Mesmo excluindo a sua génese como mod, Dear Esther está no mercado há quase cinco anos, ou seja, quem gosta deste tipo de jogos – onde se inserem Firewatch, Gone Home, Journey e o ainda recente Virginia – é muito provável que já tinha ido procurar e experimentar a obra que ajudou a começar este movimento. Para essa falange de jogadores, a grande novidade será os comentários dos criadores, nomeadamente, Dan Pinchbeck, Rob Briscoe, Jessica Curry. Felizmente, não precisam de comprar a nova versão, pois a versão PC recebe este conteúdo sem custos adicionais.

Sobre esta funcionalidade, importa mencionar que não é algo feito em cima do joelho, ou seja, não são meia dúzia de comentários gravados à pressa. De uma ponta à outra do jogo há o levantar da cortina sobre o desenvolvimento do jogo, a sua arte, a sua banda sonora, o processo de gravação, sendo possível, por exemplo, atestar como foi a evolução da obra vista por quem a criou. Vale seguramente chegarem ao final do jogo, mesmo que já o tenham feito várias vezes ao longo dos anos.

Graficamente é onde se nota mais o passar dos anos. Isto não quer dizer que Dear Esther: Landmark Edition seja uma obra feia, quer apenas dizer que em 2016 cairão muito menos queixos do que em 2012. As texturas e os itens espalhados pela ilha não são tão impressionantes, sendo um jogo que brilha muito mais pelo seu cômputo geral do que pela análise do pormenor. A ilha continua carismática, as cavernas continuam a terem o seu je ne sais quoi de mágico, há o frio e a desolação que cavalgam para fora do televisor, mas há também alguns pontos que não envelheceram tão graciosamente.

O nome mencionado há pouco, Jessica Curry, é a compositora da banda sonora. E, contrariamente aos visuais, o áudio continua a ser uma empreitada soberba. Mesmo ouvindo o álbum fora do contexto do jogo, são músicas que assaltam os tímpanos de emoção em riste, automaticamente lembrando-me de onde estava há quatro anos, imediatamente criando memórias de onde estou neste momento.
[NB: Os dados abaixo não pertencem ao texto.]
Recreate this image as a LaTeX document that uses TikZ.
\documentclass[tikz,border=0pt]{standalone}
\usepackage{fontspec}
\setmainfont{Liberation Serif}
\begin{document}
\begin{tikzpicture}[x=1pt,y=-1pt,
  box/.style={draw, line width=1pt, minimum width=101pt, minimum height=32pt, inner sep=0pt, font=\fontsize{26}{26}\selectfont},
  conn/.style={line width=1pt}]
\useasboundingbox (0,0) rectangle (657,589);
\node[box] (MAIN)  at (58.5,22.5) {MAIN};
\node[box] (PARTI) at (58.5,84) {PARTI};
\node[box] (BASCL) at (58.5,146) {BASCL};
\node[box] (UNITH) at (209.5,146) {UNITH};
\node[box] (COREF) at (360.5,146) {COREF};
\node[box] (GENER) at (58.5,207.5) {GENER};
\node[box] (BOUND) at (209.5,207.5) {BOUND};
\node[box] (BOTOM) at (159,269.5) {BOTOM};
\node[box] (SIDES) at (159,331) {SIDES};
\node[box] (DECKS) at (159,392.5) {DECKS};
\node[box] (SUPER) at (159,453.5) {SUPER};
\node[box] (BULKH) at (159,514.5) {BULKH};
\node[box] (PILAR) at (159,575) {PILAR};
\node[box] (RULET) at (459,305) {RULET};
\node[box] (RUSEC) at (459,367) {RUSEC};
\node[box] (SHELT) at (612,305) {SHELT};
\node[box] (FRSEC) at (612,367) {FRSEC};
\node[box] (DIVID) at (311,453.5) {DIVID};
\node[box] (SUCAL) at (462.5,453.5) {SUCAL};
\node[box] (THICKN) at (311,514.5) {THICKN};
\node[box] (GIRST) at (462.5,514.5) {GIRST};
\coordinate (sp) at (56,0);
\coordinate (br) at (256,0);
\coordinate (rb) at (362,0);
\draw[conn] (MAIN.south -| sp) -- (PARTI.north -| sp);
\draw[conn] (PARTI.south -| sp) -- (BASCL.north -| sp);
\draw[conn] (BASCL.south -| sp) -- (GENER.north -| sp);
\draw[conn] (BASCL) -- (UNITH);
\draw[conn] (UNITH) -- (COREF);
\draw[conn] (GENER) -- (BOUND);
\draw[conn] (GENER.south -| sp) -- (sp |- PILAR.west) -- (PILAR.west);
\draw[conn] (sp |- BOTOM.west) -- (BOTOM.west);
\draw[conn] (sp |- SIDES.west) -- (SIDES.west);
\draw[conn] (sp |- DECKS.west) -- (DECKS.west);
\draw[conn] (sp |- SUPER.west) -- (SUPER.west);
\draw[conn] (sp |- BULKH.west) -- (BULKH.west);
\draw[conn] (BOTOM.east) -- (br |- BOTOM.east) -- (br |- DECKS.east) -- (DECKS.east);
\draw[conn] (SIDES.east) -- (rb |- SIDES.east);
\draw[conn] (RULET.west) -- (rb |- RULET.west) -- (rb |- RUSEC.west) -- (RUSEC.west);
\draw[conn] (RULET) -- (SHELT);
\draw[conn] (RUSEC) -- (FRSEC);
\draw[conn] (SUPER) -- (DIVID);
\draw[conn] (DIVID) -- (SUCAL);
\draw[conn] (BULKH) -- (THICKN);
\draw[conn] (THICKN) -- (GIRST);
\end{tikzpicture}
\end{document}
Não há algo a apontar: esta composição musical é intrinsecamente parte da identidade de Dear Esther.

E se porventura estão a ponderar a hipótese de ter sido sorte de principiante, a história prova que Curry voltou a assinar músicas memoráveis nos jogos seguintes da produtora, Amnesia: A Machine for Pigs e Everybody's Gone to the Rapture. Dear Esther: Landmark Edition não tem o impacto que o original teve e certamente não é um videojogo para todos, todavia, se de algum modo desfrutaram dos jogos enunciados neste texto, é fundamental irem descobrir onde tudo começou. Caso já o tenham feito, joguem-no novamente e descubram vastas curiosidades sobre a sua produção e sobre quem o produziu. A todos: o final continua a ser o arrepio mais forte do jogo, mas não é o único.